* [What you are asked to do]:
Every entry that follows should be repeated exactly; drop the images.

---------- Dataset rows ----------

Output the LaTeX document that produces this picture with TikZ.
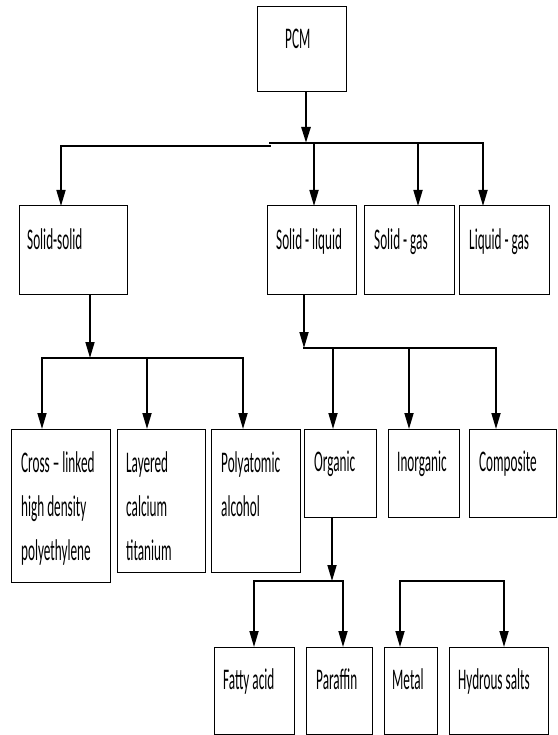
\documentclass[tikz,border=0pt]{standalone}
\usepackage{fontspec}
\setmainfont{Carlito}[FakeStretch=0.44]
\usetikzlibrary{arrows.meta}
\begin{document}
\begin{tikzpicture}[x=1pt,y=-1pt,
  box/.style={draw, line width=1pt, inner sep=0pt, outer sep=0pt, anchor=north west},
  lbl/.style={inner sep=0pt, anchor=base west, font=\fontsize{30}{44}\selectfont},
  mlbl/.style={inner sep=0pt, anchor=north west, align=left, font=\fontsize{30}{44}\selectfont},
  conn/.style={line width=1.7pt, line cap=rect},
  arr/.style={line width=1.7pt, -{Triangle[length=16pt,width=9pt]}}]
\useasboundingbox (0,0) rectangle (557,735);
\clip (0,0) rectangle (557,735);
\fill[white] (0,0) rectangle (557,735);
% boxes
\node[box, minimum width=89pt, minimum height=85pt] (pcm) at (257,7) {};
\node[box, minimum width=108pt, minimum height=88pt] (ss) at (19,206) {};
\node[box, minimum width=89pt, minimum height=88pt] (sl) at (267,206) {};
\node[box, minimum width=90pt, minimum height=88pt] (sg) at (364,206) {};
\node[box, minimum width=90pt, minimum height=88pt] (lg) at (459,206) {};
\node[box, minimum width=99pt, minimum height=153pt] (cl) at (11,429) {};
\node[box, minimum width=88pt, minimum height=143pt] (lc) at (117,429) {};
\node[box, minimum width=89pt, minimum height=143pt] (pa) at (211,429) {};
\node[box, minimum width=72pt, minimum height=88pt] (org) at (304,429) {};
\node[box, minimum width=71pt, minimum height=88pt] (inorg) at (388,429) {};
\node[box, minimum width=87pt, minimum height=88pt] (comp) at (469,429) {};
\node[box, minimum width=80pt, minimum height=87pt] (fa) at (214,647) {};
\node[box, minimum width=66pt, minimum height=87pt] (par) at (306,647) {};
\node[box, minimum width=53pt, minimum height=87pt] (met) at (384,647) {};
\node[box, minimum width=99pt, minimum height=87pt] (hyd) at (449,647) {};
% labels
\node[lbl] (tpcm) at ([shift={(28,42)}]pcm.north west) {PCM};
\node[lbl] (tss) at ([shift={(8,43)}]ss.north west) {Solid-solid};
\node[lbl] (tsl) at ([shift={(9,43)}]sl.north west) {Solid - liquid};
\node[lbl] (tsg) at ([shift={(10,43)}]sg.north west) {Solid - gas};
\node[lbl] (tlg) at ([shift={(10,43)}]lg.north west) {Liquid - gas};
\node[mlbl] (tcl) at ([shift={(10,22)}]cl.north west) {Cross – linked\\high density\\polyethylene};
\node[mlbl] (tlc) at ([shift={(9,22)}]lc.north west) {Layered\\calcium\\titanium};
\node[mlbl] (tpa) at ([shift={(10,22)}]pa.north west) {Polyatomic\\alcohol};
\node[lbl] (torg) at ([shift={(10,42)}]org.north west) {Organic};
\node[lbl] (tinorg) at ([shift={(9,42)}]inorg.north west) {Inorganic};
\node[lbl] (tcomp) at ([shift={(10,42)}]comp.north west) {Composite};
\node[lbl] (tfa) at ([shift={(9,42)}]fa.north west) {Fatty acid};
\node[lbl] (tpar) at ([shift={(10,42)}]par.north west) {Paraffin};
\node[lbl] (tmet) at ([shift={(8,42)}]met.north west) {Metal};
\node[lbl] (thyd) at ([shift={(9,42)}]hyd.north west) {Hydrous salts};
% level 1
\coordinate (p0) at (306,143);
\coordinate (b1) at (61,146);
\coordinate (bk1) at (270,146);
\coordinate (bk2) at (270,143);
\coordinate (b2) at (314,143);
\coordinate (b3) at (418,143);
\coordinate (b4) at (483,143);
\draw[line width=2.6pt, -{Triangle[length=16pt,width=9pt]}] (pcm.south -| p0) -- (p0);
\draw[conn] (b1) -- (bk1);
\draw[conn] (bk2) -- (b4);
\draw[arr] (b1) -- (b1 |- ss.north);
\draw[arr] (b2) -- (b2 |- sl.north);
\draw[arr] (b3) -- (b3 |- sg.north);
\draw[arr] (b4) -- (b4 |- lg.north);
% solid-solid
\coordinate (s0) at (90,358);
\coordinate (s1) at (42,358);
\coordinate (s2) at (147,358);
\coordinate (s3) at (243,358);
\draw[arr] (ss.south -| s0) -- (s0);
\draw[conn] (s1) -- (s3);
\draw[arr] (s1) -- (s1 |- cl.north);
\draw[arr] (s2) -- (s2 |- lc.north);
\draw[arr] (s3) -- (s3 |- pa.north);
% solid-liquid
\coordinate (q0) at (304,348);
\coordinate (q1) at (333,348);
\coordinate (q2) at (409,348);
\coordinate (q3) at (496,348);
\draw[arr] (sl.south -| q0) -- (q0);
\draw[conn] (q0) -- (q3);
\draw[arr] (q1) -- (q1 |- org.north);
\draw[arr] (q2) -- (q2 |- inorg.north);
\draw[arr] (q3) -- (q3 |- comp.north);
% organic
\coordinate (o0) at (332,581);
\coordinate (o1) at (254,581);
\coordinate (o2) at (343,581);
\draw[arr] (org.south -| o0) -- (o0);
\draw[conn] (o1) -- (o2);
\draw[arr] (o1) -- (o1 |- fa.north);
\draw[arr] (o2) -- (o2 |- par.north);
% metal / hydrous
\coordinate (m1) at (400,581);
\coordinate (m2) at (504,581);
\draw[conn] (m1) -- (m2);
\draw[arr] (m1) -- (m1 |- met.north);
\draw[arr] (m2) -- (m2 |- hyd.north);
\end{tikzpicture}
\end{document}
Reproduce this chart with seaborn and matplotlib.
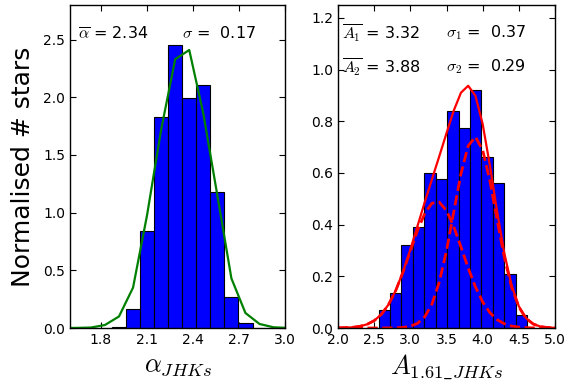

----------

* [Reply to the exercise]:
Output the LaTeX document that produces this picture with TikZ.
\documentclass[tikz,border=0pt]{standalone}
\usepackage{fontspec}
\setmainfont{Carlito}[FakeStretch=0.44]
\usetikzlibrary{arrows.meta}
\begin{document}
\begin{tikzpicture}[x=1pt,y=-1pt,
  box/.style={draw, line width=1pt, inner sep=0pt, outer sep=0pt, anchor=north west},
  lbl/.style={inner sep=0pt, anchor=base west, font=\fontsize{30}{44}\selectfont},
  mlbl/.style={inner sep=0pt, anchor=north west, align=left, font=\fontsize{30}{44}\selectfont},
  conn/.style={line width=1.7pt, line cap=rect},
  arr/.style={line width=1.7pt, -{Triangle[length=16pt,width=9pt]}}]
\useasboundingbox (0,0) rectangle (557,735);
\clip (0,0) rectangle (557,735);
\fill[white] (0,0) rectangle (557,735);
% boxes
\node[box, minimum width=89pt, minimum height=85pt] (pcm) at (257,7) {};
\node[box, minimum width=108pt, minimum height=88pt] (ss) at (19,206) {};
\node[box, minimum width=89pt, minimum height=88pt] (sl) at (267,206) {};
\node[box, minimum width=90pt, minimum height=88pt] (sg) at (364,206) {};
\node[box, minimum width=90pt, minimum height=88pt] (lg) at (459,206) {};
\node[box, minimum width=99pt, minimum height=153pt] (cl) at (11,429) {};
\node[box, minimum width=88pt, minimum height=143pt] (lc) at (117,429) {};
\node[box, minimum width=89pt, minimum height=143pt] (pa) at (211,429) {};
\node[box, minimum width=72pt, minimum height=88pt] (org) at (304,429) {};
\node[box, minimum width=71pt, minimum height=88pt] (inorg) at (388,429) {};
\node[box, minimum width=87pt, minimum height=88pt] (comp) at (469,429) {};
\node[box, minimum width=80pt, minimum height=87pt] (fa) at (214,647) {};
\node[box, minimum width=66pt, minimum height=87pt] (par) at (306,647) {};
\node[box, minimum width=53pt, minimum height=87pt] (met) at (384,647) {};
\node[box, minimum width=99pt, minimum height=87pt] (hyd) at (449,647) {};
% labels
\node[lbl] (tpcm) at ([shift={(28,42)}]pcm.north west) {PCM};
\node[lbl] (tss) at ([shift={(8,43)}]ss.north west) {Solid-solid};
\node[lbl] (tsl) at ([shift={(9,43)}]sl.north west) {Solid - liquid};
\node[lbl] (tsg) at ([shift={(10,43)}]sg.north west) {Solid - gas};
\node[lbl] (tlg) at ([shift={(10,43)}]lg.north west) {Liquid - gas};
\node[mlbl] (tcl) at ([shift={(10,22)}]cl.north west) {Cross – linked\\high density\\polyethylene};
\node[mlbl] (tlc) at ([shift={(9,22)}]lc.north west) {Layered\\calcium\\titanium};
\node[mlbl] (tpa) at ([shift={(10,22)}]pa.north west) {Polyatomic\\alcohol};
\node[lbl] (torg) at ([shift={(10,42)}]org.north west) {Organic};
\node[lbl] (tinorg) at ([shift={(9,42)}]inorg.north west) {Inorganic};
\node[lbl] (tcomp) at ([shift={(10,42)}]comp.north west) {Composite};
\node[lbl] (tfa) at ([shift={(9,42)}]fa.north west) {Fatty acid};
\node[lbl] (tpar) at ([shift={(10,42)}]par.north west) {Paraffin};
\node[lbl] (tmet) at ([shift={(8,42)}]met.north west) {Metal};
\node[lbl] (thyd) at ([shift={(9,42)}]hyd.north west) {Hydrous salts};
% level 1
\coordinate (p0) at (306,143);
\coordinate (b1) at (61,146);
\coordinate (bk1) at (270,146);
\coordinate (bk2) at (270,143);
\coordinate (b2) at (314,143);
\coordinate (b3) at (418,143);
\coordinate (b4) at (483,143);
\draw[line width=2.6pt, -{Triangle[length=16pt,width=9pt]}] (pcm.south -| p0) -- (p0);
\draw[conn] (b1) -- (bk1);
\draw[conn] (bk2) -- (b4);
\draw[arr] (b1) -- (b1 |- ss.north);
\draw[arr] (b2) -- (b2 |- sl.north);
\draw[arr] (b3) -- (b3 |- sg.north);
\draw[arr] (b4) -- (b4 |- lg.north);
% solid-solid
\coordinate (s0) at (90,358);
\coordinate (s1) at (42,358);
\coordinate (s2) at (147,358);
\coordinate (s3) at (243,358);
\draw[arr] (ss.south -| s0) -- (s0);
\draw[conn] (s1) -- (s3);
\draw[arr] (s1) -- (s1 |- cl.north);
\draw[arr] (s2) -- (s2 |- lc.north);
\draw[arr] (s3) -- (s3 |- pa.north);
% solid-liquid
\coordinate (q0) at (304,348);
\coordinate (q1) at (333,348);
\coordinate (q2) at (409,348);
\coordinate (q3) at (496,348);
\draw[arr] (sl.south -| q0) -- (q0);
\draw[conn] (q0) -- (q3);
\draw[arr] (q1) -- (q1 |- org.north);
\draw[arr] (q2) -- (q2 |- inorg.north);
\draw[arr] (q3) -- (q3 |- comp.north);
% organic
\coordinate (o0) at (332,581);
\coordinate (o1) at (254,581);
\coordinate (o2) at (343,581);
\draw[arr] (org.south -| o0) -- (o0);
\draw[conn] (o1) -- (o2);
\draw[arr] (o1) -- (o1 |- fa.north);
\draw[arr] (o2) -- (o2 |- par.north);
% metal / hydrous
\coordinate (m1) at (400,581);
\coordinate (m2) at (504,581);
\draw[conn] (m1) -- (m2);
\draw[arr] (m1) -- (m1 |- met.north);
\draw[arr] (m2) -- (m2 |- hyd.north);
\end{tikzpicture}
\end{document}
Reproduce this chart with seaborn and matplotlib.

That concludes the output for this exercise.